Summary: The story of Naaman in 2 Kings 5 is a powerful reminder that God is not limited by our expectations.
Naaman was past upset; past mad; past even furious - he was working on a complete emotional meltdown. Like a cartoon character - the steam seems to literally be pouring out of his ears. He stomps - he stammers - he shouts: "I thought that he would surely come out to me and stand and call on the name of the Lord his God, wave his hand over the spot and cure me of my leprosy!" He had come all this way for a little bit of hocus pocus and all he has is a prophet’s prescription that says "Dip seven times in the Jordan and call me in the morning." "I have had it! I want to kill somebody!" The children scatter, the servants duck, the soldiers shudder. This is not good. To put it simply - things were not going as Naaman had expected. And he is none too happy about it.
But then again things had been downhill ever since he discovered that white blemish on his shoulder. At first he thought it was dry skin - the result of too many battles under the hot Syrian sun. But it didn’t go away when rubbed with lotion. And soon the diagnosis could not be avoided. He had leprosy! The most disfiguring, most debilitating of all skin diseases. He was doomed to slowly wither away - one piece of flesh at a time. At first he raged to his god Rimmon. It wasn’t fair. He was one of Syria’s greatest generals. A brave and valiant warrior. Personal favorite of the king himself. How could such an asset to Aram be dealt such a blow. Naaman began to make daily sacrifices to the gods pleading for their favor. But the gods mocked him with their stony stares. He soon lost his religion. And sank into a deep depression.
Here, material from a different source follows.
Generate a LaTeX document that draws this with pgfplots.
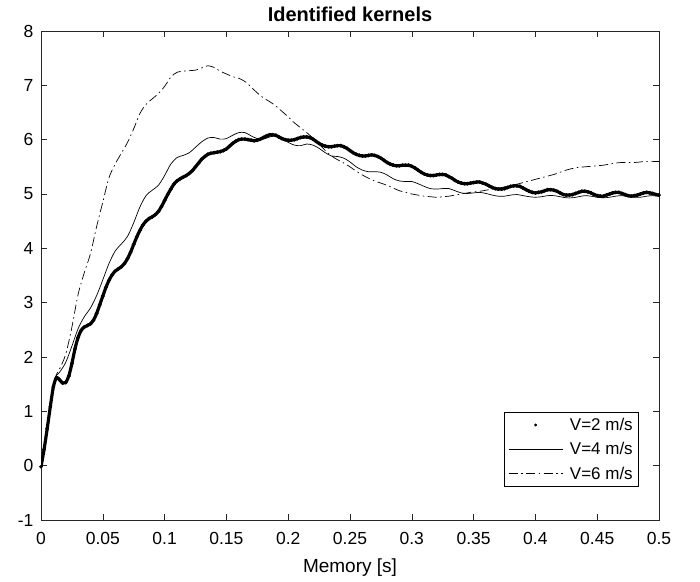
\documentclass[border=0pt]{standalone}
\usepackage{fontspec}
\setmainfont{Liberation Sans}
\usepackage{pgfplots}
\pgfplotsset{compat=1.18}
\usepackage{pgfplotstable}

\pgfplotsset{
  dotleg/.style={legend image code/.code={\draw[mark repeat=2,mark phase=2,##1,mark size=1.2bp] plot coordinates {(0bp,0bp) (27bp,0bp) (54bp,0bp)};}},
  lineleg/.style={legend image code/.code={\draw[##1] (0bp,0bp) -- (54bp,0bp);}},
}

\pgfplotstableread{
x y
0 -0.02
0.0025 0.30
0.005 0.68
0.0075 1.08
0.01 1.45
0.0125 1.62
0.015 1.58
0.0175 1.52
0.02 1.53
0.0225 1.65
0.025 1.88
0.0275 2.15
0.03 2.36
0.0325 2.49
0.035 2.55
0.0375 2.58
0.04 2.61
0.0425 2.68
0.045 2.80
0.0475 2.96
0.05 3.12
0.0525 3.28
0.055 3.41
0.0575 3.51
0.06 3.58
0.0625 3.62
0.065 3.66
0.0675 3.72
0.07 3.81
0.0725 3.93
0.075 4.07
0.0775 4.21
0.08 4.33
0.0825 4.43
0.085 4.50
0.0875 4.55
0.09 4.58
0.0925 4.62
0.095 4.68
0.0975 4.77
0.1 4.88
0.1025 4.99
0.105 5.09
0.1075 5.18
0.11 5.24
0.1125 5.28
0.115 5.31
0.1175 5.34
0.12 5.38
0.1225 5.43
0.125 5.50
0.1275 5.57
0.13 5.64
0.1325 5.69
0.135 5.73
0.1375 5.75
0.14 5.76
0.1425 5.77
0.145 5.78
0.1475 5.80
0.15 5.83
0.1525 5.88
0.155 5.93
0.1575 5.97
0.16 6.00
0.1625 6.01
0.165 6.01
0.1675 6.00
0.17 5.99
0.1725 5.98
0.175 5.99
0.1775 6.01
0.18 6.04
0.1825 6.07
0.185 6.09
0.1875 6.09
0.19 6.08
0.1925 6.05
0.195 6.02
0.1975 6.00
0.2 5.99
0.2025 5.99
0.205 6.00
0.2075 6.02
0.21 6.04
0.2125 6.05
0.215 6.05
0.2175 6.04
0.22 6.01
0.2225 5.97
0.225 5.93
0.2275 5.90
0.23 5.88
0.2325 5.87
0.235 5.87
0.2375 5.88
0.24 5.89
0.2425 5.89
0.245 5.87
0.2475 5.84
0.25 5.80
0.2525 5.76
0.255 5.73
0.2575 5.71
0.26 5.70
0.2625 5.70
0.265 5.71
0.2675 5.72
0.27 5.71
0.2725 5.69
0.275 5.66
0.2775 5.62
0.28 5.58
0.2825 5.55
0.285 5.53
0.2875 5.52
0.29 5.52
0.2925 5.53
0.295 5.53
0.2975 5.53
0.3 5.51
0.3025 5.48
0.305 5.44
0.3075 5.40
0.31 5.37
0.3125 5.35
0.315 5.34
0.3175 5.34
0.32 5.35
0.3225 5.36
0.325 5.36
0.3275 5.35
0.33 5.32
0.3325 5.29
0.335 5.25
0.3375 5.22
0.34 5.20
0.3425 5.19
0.345 5.19
0.3475 5.20
0.35 5.21
0.3525 5.22
0.355 5.22
0.3575 5.20
0.36 5.18
0.3625 5.15
0.365 5.12
0.3675 5.10
0.37 5.09
0.3725 5.09
0.375 5.10
0.3775 5.12
0.38 5.14
0.3825 5.15
0.385 5.15
0.3875 5.14
0.39 5.11
0.3925 5.08
0.395 5.05
0.3975 5.03
0.4 5.02
0.4025 5.03
0.405 5.04
0.4075 5.06
0.41 5.08
0.4125 5.08
0.415 5.07
0.4175 5.05
0.42 5.02
0.4225 4.99
0.425 4.98
0.4275 4.98
0.43 4.99
0.4325 5.01
0.435 5.03
0.4375 5.05
0.44 5.05
0.4425 5.04
0.445 5.02
0.4475 4.99
0.45 4.97
0.4525 4.96
0.455 4.96
0.4575 4.98
0.46 5.00
0.4625 5.02
0.465 5.03
0.4675 5.03
0.47 5.01
0.4725 4.99
0.475 4.97
0.4775 4.96
0.48 4.97
0.4825 4.98
0.485 5.00
0.4875 5.02
0.49 5.03
0.4925 5.02
0.495 5.01
0.4975 4.99
0.5 4.98
}\vtwo

\pgfplotstableread{
x y
0 -0.02
0.005 0.68
0.01 1.45
0.0125 1.66
0.015 1.72
0.02 1.90
0.025 2.20
0.03 2.52
0.035 2.74
0.04 2.90
0.045 3.13
0.05 3.42
0.055 3.72
0.06 3.95
0.065 4.08
0.07 4.22
0.075 4.47
0.08 4.76
0.085 4.97
0.09 5.07
0.095 5.16
0.1 5.34
0.105 5.55
0.11 5.67
0.115 5.71
0.12 5.76
0.125 5.86
0.13 5.96
0.135 6.03
0.14 6.04
0.145 6.01
0.15 6.02
0.155 6.08
0.16 6.13
0.165 6.13
0.17 6.07
0.175 6.02
0.18 6.01
0.185 6.05
0.19 6.07
0.195 6.02
0.2 5.95
0.205 5.90
0.21 5.89
0.215 5.92
0.22 5.90
0.225 5.84
0.23 5.76
0.235 5.70
0.24 5.69
0.245 5.66
0.25 5.59
0.255 5.50
0.26 5.44
0.265 5.41
0.27 5.41
0.275 5.40
0.28 5.35
0.285 5.28
0.29 5.24
0.295 5.23
0.3 5.23
0.305 5.19
0.31 5.14
0.315 5.10
0.32 5.09
0.325 5.10
0.33 5.10
0.335 5.06
0.34 5.02
0.345 5.01
0.35 5.02
0.355 5.03
0.36 5.01
0.365 4.98
0.37 4.96
0.375 4.96
0.38 4.98
0.385 4.99
0.39 4.97
0.395 4.95
0.4 4.94
0.405 4.95
0.41 4.97
0.415 4.97
0.42 4.95
0.425 4.93
0.43 4.93
0.435 4.95
0.44 4.97
0.445 4.96
0.45 4.94
0.455 4.93
0.46 4.94
0.465 4.96
0.47 4.97
0.475 4.95
0.48 4.94
0.485 4.94
0.49 4.96
0.495 4.97
0.5 4.96
}\vfour

\pgfplotstableread{
x y
0 -0.02
0.005 0.68
0.01 1.45
0.0125 1.68
0.015 1.78
0.02 2.05
0.025 2.55
0.03 3.15
0.035 3.55
0.04 3.90
0.045 4.40
0.05 4.85
0.055 5.30
0.06 5.55
0.065 5.75
0.07 5.95
0.075 6.20
0.08 6.48
0.085 6.65
0.09 6.75
0.095 6.85
0.1 6.98
0.105 7.15
0.11 7.24
0.115 7.26
0.12 7.27
0.125 7.28
0.13 7.32
0.135 7.36
0.14 7.33
0.145 7.26
0.15 7.21
0.155 7.16
0.16 7.13
0.165 7.07
0.17 6.97
0.175 6.86
0.18 6.77
0.185 6.70
0.19 6.62
0.195 6.52
0.2 6.42
0.205 6.31
0.21 6.22
0.215 6.13
0.22 6.03
0.225 5.92
0.23 5.80
0.235 5.70
0.24 5.63
0.245 5.57
0.25 5.50
0.255 5.42
0.26 5.35
0.265 5.29
0.27 5.24
0.275 5.20
0.28 5.16
0.285 5.11
0.29 5.06
0.295 5.03
0.3 5.00
0.305 4.98
0.31 4.96
0.315 4.95
0.32 4.94
0.325 4.95
0.33 4.96
0.335 4.98
0.34 5.00
0.345 5.02
0.35 5.04
0.355 5.05
0.36 5.07
0.365 5.09
0.37 5.11
0.375 5.13
0.38 5.16
0.385 5.18
0.39 5.21
0.395 5.24
0.4 5.27
0.405 5.30
0.41 5.33
0.415 5.36
0.42 5.40
0.425 5.44
0.43 5.47
0.435 5.49
0.44 5.50
0.445 5.51
0.45 5.52
0.455 5.53
0.46 5.55
0.465 5.57
0.47 5.58
0.475 5.58
0.48 5.58
0.485 5.59
0.49 5.60
0.495 5.60
0.5 5.60
}\vsix

\begin{document}
\begin{tikzpicture}
\useasboundingbox (-41bp,-62bp) rectangle (659bp,520bp);
\begin{axis}[
  at={(0,0)}, anchor=south west,
  width=618bp, height=489bp, scale only axis,
  xmin=0, xmax=0.5, ymin=-1, ymax=8,
  xtick={0,0.05,0.1,0.15,0.2,0.25,0.3,0.35,0.4,0.45,0.5},
  xticklabels={0,0.05,0.1,0.15,0.2,0.25,0.3,0.35,0.4,0.45,0.5},
  ytick={-1,0,1,2,3,4,5,6,7,8},
  yticklabels={-1,0,1,2,3,4,5,6,7,8},
  scaled x ticks=false, scaled y ticks=false,
  tick align=inside,
  major tick length=6bp,
  tick style={black!85, line width=0.5bp},
  axis line style={black!85, line width=0.6bp},
  ticklabel style={font=\fontsize{17.5bp}{20bp}\selectfont},
  xticklabel style={anchor=base, yshift=-24bp},
  yticklabel style={anchor=east, xshift=-4bp},
  xlabel={Memory [s]},
  xlabel style={font=\fontsize{19bp}{22bp}\selectfont, at={(axis description cs:0.5,0)}, anchor=base, yshift=-52bp},
  title={Identified kernels},
  title style={font=\fontsize{20bp}{23bp}\selectfont\bfseries, at={(axis description cs:0.5,1)}, anchor=base, yshift=4bp},
  legend style={at={(0.9676,0.068)}, anchor=south east, draw=black, line width=0.5bp,
    font=\fontsize{17bp}{20bp}\selectfont, row sep=6.5bp, column sep=5bp, inner sep=4bp},
  legend cell align=left,
]
\addplot[black, line width=3.2bp, smooth, forget plot]
  table[x=x,y=y] {\vtwo};
\addplot[black, only marks, mark=*, mark size=1.7bp, dotleg]
  table[x=x,y=y] {\vtwo};
\addlegendentry{V=2 m/s}
\addplot[black, line width=0.7bp, smooth, lineleg]
  table[x=x,y=y] {\vfour};
\addlegendentry{V=4 m/s}
\addplot[black, line width=0.7bp, smooth, dash pattern=on 9bp off 3.5bp on 1.5bp off 3.5bp, lineleg]
  table[x=x,y=y] {\vsix};
\addlegendentry{V=6 m/s}
\end{axis}
\end{tikzpicture}
\end{document}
The only comfort he found was in leading raiding parties against the Syrians age-old enemy - Israel. On one such raid he returned with a young girl of Israel whom he gave to his wife as a servant. But here was one slave who had a lesson to teach to the master!
Her name is not given. But the strength of her faith is found in her words to her mistress. "There is in Samaria, a prophet of God who could heal my master..." In spite of her captivity, she has grown to love Naaman and his wife. And that love has given her the boldness to speak of her God to one who has no love for the Lord. Perhaps, he is reduced to clutching at straws or the sincerity of the little girl’s faith strikes a chord - deep within - but Naaman leaps upon this hope. Dashing to his king, he craves a boon to visit the land of Israel and seek a cure for his dread condition. "Go" is the command of the king.
It is with renewed hope and great expectations, that Naaman and his band set out for the capital city of Jerusalem. Bearing a letter from the king of Aram to the King of Israel - Naaman is sure he will find his expected cure. Ushered into the throneroom - he presents the royal letter and steps back to wait the reply. His reception, however, is not quite what he expects. The king of Israel goes nuts. "Am I God? Can I kill and bring back to life? What can I do about this man’s leprosy? Is your king picking a fight or what?" Naaman is taken aback. Surely if anyone in this backward country can arrange his healing it would be the king. The fuse has been lit.